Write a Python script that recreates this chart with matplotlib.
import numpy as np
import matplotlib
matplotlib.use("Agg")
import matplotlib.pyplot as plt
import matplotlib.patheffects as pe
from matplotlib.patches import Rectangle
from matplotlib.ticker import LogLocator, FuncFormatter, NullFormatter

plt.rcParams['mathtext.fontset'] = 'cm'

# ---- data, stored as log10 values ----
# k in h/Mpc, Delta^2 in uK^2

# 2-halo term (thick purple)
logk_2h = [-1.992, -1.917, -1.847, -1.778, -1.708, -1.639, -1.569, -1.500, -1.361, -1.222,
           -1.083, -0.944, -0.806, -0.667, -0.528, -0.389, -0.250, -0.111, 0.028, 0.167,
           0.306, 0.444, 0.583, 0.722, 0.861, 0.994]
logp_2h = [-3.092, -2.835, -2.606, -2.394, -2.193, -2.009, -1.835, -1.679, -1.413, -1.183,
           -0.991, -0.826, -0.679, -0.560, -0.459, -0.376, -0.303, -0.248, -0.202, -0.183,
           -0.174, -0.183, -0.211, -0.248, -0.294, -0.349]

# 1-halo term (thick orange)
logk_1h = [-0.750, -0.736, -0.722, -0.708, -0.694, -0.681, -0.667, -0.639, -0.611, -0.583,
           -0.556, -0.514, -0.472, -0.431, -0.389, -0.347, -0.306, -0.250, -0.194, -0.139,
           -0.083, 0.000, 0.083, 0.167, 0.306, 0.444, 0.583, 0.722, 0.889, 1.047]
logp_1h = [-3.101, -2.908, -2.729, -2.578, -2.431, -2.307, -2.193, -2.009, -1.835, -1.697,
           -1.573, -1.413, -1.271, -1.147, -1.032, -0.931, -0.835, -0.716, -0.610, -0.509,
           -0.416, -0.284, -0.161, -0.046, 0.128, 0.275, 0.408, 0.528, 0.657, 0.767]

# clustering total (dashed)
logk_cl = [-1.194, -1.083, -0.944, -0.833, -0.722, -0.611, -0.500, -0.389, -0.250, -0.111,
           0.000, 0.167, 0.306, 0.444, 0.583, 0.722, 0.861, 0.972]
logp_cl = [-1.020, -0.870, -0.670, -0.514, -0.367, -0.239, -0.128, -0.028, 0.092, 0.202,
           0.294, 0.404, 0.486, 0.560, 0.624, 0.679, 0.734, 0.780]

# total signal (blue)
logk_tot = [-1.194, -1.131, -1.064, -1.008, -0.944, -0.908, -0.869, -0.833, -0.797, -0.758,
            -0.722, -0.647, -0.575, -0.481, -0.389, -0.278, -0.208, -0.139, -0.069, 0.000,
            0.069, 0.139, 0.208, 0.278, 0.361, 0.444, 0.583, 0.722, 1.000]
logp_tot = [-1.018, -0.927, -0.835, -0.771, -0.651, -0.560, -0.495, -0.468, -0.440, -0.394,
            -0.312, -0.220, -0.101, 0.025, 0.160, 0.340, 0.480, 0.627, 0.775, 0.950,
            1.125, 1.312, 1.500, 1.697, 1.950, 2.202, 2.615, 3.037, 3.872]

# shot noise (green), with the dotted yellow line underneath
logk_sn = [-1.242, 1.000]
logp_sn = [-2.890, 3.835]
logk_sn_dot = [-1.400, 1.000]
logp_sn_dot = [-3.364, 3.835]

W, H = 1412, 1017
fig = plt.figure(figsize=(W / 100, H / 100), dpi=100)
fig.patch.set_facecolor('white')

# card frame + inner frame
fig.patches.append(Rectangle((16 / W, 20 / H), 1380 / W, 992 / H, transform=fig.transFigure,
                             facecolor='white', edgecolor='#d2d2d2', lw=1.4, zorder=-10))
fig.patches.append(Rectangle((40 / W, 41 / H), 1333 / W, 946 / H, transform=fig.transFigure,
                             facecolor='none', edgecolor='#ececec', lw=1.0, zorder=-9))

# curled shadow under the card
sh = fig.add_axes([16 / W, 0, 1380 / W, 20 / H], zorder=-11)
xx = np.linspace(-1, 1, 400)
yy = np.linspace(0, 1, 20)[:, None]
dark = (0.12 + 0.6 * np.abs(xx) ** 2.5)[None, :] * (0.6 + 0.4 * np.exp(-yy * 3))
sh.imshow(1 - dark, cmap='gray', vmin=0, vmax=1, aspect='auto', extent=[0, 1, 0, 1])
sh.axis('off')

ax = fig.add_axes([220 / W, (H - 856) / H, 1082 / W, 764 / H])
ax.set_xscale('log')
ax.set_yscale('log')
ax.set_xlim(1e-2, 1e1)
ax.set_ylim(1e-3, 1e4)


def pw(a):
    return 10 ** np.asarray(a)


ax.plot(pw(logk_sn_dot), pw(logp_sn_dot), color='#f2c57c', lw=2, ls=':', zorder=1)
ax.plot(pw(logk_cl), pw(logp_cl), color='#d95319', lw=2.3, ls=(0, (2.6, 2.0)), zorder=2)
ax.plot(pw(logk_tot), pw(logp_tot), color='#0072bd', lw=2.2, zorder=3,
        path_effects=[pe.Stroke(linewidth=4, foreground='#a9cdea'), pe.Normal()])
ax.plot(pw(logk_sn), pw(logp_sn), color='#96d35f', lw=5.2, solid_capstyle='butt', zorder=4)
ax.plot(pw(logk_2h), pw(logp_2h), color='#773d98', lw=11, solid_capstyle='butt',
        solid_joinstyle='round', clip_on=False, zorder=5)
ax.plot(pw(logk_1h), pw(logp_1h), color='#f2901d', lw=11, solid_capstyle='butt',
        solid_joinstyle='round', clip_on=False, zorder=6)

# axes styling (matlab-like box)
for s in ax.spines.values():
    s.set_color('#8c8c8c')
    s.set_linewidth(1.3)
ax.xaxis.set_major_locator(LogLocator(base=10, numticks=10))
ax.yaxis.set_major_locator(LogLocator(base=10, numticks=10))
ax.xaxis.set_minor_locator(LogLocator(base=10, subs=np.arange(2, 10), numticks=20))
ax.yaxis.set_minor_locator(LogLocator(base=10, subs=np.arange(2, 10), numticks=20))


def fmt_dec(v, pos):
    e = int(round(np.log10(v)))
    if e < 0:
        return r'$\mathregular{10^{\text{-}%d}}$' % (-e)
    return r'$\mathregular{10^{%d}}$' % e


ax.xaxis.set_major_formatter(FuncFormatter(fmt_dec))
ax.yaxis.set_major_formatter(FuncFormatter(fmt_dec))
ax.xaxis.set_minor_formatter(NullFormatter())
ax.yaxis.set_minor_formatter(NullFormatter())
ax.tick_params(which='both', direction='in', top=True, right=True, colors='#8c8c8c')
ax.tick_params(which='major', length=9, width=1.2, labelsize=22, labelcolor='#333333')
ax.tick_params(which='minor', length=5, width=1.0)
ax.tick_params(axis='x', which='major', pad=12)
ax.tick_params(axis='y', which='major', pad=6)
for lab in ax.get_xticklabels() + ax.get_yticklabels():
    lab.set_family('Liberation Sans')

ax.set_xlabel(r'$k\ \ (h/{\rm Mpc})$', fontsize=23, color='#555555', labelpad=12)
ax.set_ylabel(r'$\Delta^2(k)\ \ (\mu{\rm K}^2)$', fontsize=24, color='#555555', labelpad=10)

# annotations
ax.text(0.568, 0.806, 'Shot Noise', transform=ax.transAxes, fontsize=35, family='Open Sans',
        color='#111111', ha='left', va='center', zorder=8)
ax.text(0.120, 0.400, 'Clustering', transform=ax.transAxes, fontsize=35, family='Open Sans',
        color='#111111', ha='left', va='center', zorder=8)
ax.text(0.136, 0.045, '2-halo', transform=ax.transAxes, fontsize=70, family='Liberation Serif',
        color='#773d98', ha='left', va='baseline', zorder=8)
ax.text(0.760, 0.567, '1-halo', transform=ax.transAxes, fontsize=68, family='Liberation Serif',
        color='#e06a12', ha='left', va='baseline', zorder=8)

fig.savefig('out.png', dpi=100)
::::::::::
WRITTEN INSTRUCTION
From the data, pick out every line that includes "with".

EXERCISE SOLUTION
Write a Python script that recreates this chart with matplotlib.
# shot noise (green), with the dotted yellow line underneath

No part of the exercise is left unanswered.